J'entretiens un rapport très complexe avec l'univers musical de Fuzati, pendant longtemps j'ai adhéré aux idées que véhiculaient sa musique sans strictement aucun recul, notamment avec l'album "La Fin de l'Espèce" . Puis j'ai adopté une posture très critique vis à vis de sa musique que je considérais comme celle "d'un ado qui n'a pas fini sa crise existentielle".
Pourtant, récemment j'y suis revenu. Et en fait, ces deux postures antinomiques m'ont fait comprendre qu'en réalité je n'avais strictement rien compris à son univers. Il m'était difficile pour moi d'écouter Grand Siècle à l'époque où je l'ai découvert. Je considérais la majorité des paroles de cet album comme "stupides" car je considérais que Fuzati s'enfermait totalement dans sa réflexion misanthrope et s'essentialisait en temps quel tel. Ma première erreur a été de confondre l'artiste qu'il est, et l'homme qu'il est. Aujourd'hui encore, je considère la frontière entre l'artiste et l'homme qu'il constitue comme ténue. Mais le fait d'entretenir ce flou est probablement voulu.

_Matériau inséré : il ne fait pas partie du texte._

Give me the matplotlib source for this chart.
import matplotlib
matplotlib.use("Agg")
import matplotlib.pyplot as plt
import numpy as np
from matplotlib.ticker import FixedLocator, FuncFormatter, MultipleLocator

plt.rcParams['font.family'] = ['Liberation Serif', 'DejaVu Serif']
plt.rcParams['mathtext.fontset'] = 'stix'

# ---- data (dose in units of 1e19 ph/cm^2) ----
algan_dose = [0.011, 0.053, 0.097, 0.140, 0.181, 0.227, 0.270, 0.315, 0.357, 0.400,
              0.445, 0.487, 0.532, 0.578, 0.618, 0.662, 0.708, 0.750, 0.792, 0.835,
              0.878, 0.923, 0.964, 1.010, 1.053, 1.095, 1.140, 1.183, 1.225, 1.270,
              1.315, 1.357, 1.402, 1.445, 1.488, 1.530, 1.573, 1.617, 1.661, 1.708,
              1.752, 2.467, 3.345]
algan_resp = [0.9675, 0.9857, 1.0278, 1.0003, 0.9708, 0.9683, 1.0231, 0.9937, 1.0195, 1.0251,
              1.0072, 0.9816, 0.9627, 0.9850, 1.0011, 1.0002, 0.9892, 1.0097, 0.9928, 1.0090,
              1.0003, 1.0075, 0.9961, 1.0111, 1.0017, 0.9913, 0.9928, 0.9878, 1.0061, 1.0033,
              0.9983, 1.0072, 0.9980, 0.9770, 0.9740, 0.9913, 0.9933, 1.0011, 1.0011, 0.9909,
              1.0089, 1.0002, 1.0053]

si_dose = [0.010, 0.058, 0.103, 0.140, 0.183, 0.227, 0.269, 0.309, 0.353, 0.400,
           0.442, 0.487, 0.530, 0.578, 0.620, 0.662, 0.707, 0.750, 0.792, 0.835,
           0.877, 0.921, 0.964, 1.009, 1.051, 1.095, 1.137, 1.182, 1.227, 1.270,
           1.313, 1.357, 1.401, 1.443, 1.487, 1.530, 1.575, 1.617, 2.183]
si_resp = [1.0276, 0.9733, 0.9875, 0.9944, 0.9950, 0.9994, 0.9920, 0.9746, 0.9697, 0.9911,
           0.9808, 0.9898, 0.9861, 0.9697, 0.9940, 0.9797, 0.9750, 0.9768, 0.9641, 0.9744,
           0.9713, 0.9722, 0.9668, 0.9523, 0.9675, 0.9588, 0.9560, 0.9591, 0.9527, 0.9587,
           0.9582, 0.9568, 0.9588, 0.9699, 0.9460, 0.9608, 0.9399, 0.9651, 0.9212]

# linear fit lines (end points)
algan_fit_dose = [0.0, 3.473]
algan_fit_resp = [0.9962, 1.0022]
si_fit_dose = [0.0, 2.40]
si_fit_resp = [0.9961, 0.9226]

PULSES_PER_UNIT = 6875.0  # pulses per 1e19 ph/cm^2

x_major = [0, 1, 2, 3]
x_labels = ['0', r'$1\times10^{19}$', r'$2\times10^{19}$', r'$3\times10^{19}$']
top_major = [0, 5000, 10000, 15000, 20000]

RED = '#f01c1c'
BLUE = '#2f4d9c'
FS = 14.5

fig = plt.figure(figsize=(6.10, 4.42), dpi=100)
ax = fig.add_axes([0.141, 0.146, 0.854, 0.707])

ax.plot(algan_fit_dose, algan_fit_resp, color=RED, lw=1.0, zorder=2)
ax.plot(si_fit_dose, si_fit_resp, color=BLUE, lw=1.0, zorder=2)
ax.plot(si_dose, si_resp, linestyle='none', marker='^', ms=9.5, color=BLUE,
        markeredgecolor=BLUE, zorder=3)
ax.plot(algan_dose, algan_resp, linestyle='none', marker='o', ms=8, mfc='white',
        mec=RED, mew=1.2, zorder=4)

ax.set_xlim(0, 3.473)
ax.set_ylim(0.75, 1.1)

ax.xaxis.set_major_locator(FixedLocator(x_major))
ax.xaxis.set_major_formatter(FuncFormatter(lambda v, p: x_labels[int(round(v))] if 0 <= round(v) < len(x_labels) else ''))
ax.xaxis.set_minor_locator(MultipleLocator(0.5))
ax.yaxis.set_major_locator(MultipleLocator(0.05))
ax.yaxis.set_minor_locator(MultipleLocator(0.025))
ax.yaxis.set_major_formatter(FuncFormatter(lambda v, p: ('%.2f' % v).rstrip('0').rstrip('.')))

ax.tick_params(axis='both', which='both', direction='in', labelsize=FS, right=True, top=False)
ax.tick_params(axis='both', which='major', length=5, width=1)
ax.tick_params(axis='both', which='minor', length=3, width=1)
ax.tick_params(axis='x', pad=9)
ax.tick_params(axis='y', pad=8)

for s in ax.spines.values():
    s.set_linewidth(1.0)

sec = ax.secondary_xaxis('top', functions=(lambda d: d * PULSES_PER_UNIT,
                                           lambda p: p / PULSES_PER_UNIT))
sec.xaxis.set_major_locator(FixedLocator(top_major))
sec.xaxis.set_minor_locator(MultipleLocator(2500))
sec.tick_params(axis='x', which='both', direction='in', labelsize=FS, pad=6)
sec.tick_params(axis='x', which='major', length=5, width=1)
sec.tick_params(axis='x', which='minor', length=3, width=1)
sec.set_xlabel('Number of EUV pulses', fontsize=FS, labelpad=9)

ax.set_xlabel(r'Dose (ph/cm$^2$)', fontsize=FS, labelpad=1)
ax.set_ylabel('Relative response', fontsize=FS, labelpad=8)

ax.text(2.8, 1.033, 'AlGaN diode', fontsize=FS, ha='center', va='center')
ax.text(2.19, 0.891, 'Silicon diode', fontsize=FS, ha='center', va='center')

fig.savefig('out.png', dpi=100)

Dans le sens où il pose la question "quelle différence y a-t-il entre un acteur et un être humain ?" Je n'ai pas de réponse définitive à vous donner. Lui aussi probablement. Et c'est là une face de la thématique développée dans cet album. Dans cet album, il dépeint un être détestable et méprisable, qui hait les autres, mais que se hait surtout lui-même ayant renoncé à tout espoir et qui cherche à s'isoler du monde des hommes. Tout est vain car la mort est toujours là au bout. Une vision très noire de l'humanité en somme.

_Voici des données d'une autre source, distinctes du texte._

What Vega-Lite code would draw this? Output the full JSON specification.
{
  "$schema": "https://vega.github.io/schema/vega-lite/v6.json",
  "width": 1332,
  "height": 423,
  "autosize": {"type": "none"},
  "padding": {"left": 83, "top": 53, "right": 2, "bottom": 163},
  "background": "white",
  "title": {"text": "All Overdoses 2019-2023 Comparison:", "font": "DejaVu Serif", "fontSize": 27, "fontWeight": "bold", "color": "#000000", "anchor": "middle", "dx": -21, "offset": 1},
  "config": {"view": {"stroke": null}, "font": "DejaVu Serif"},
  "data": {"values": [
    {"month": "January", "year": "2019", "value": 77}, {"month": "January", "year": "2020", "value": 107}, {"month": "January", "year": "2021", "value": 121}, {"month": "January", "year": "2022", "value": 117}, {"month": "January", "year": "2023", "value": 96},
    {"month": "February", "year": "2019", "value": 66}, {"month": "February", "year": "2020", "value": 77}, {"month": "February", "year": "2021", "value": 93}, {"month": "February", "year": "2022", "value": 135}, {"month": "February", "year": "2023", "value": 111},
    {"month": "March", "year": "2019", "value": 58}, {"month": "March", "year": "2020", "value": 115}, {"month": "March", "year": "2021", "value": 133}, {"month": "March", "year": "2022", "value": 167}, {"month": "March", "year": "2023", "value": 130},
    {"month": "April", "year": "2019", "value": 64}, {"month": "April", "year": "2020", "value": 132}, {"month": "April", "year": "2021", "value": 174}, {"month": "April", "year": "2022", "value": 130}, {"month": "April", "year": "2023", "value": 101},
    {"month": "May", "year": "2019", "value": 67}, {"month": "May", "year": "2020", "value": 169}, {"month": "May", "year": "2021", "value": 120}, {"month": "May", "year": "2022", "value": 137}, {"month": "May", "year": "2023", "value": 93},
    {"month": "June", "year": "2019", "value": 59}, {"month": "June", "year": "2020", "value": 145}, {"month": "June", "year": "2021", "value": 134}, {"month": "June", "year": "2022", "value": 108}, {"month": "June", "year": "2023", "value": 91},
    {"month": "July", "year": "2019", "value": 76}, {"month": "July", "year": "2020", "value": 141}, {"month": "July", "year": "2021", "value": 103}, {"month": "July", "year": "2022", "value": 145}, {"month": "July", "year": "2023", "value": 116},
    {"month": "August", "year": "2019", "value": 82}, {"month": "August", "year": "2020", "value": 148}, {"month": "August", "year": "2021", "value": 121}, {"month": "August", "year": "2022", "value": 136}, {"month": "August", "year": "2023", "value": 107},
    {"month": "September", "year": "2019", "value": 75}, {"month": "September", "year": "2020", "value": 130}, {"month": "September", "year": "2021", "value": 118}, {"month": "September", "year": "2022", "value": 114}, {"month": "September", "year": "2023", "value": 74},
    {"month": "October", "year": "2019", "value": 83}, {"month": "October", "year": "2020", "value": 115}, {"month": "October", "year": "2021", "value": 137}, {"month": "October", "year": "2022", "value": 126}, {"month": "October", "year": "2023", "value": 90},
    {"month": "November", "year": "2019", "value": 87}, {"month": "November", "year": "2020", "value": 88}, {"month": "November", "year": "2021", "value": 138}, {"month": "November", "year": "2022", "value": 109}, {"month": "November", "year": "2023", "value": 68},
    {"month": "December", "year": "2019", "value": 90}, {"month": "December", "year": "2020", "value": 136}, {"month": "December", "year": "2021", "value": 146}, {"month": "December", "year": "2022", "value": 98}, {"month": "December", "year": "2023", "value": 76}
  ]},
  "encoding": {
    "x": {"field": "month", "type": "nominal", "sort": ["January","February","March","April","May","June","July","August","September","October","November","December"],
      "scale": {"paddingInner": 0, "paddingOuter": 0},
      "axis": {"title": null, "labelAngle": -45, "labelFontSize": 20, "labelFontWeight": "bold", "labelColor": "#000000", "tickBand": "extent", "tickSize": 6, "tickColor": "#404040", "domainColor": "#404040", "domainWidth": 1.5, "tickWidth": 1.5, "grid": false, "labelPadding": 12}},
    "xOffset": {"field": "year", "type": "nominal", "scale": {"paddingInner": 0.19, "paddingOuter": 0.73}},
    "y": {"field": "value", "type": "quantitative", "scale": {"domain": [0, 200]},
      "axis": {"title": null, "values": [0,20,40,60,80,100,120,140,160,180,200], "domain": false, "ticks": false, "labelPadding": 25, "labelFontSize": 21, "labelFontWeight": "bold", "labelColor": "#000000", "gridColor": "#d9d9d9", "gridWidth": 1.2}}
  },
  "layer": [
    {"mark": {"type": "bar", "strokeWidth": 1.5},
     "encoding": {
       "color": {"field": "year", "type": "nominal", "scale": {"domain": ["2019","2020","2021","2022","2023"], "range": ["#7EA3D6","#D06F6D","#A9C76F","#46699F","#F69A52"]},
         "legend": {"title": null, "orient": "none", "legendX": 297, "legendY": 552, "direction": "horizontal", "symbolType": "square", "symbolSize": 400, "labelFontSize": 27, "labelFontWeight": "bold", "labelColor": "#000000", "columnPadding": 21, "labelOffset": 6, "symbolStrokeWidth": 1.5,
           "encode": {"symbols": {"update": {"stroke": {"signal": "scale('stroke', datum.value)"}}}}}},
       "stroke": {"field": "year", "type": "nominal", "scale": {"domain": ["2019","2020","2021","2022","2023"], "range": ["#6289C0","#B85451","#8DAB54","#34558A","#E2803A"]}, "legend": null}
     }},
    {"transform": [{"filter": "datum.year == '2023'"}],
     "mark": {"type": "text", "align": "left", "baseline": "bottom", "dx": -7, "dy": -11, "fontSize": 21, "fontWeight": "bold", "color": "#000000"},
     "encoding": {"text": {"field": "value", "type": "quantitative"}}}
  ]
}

Le problème étant qu'en pensant de la sorte, il nous fait clairement comprendre que nous sommes des hypocrites en puissance car nous sommes incapables de comprendre la souffrance extrême de l'autre. Et il y a moyen de retourner l'accusation de s'enfermer dans sa pensée et donc qu'on soit accusé d’égoïsme. Peut-on faire le bien au sein d'une communauté en y excluant des hommes que l'on considère comme méprisables et porteur de négativité tels des germes pathologiques ? C'est un véritable jeu de dupes. Cet album a donc été très difficile à appréhender étant donné que je passais sa musique au prisme de mes propres idées, c'était une écoute musicale autocentrée en quelque sorte dans le sens où je cherchais essentiellement dans son univers musical de la beauté et de l'esthétisme dans la désolation.
Premier contact "A la fois old-school et moderne comme un texto de ta grand-mère". On va dire que j'avais du mal à considérer ça comme une grande envolée lyrique à l'époque. Pourtant le propos est beaucoup plus fin que l'on peut le penser. Et "l'envolée lyrique" je l'ai eu plus tard dans cette musique. On va dire que "Sinok" la piste qui ouvre l'album m'a réellement donné envie d'y revenir. Pas plus tard qu'aujourd'hui. Je l'ai donc réécouté et je considère ce projet comme un peu expérimental dans le sens où il cherche réellement à jouer avec nos nerfs en nous posant la question suivante "Est-ce vous qui êtes idiots ou est-ce moi qui ne comprends plus rien à la vie ? "
Cette à travers cette tension , entre haine de soi et de l'autre, que Fuzati tente de construire son album avec fêlures qui sont présentes tout au long de l'album. Difficile d'avoir dans ce cas un avis tranché. Ma note n'est absolument pas représentative de ce que je pense de l'album en tant que démarche artistique que je trouve vraiment respectable. Néanmoins, j'ai beau penser comprendre sa démarche, j'éprouve quelques difficultés à "faire corps" avec tout le propos développé tout au long de l'album. Non pas que je le considère comme "dérangeant" mais c'est le côté "dialogue stérile avec soi-même" qui m'embête un peu.
Mais là encore, il est probable que je n'ai encore rien compris à son univers.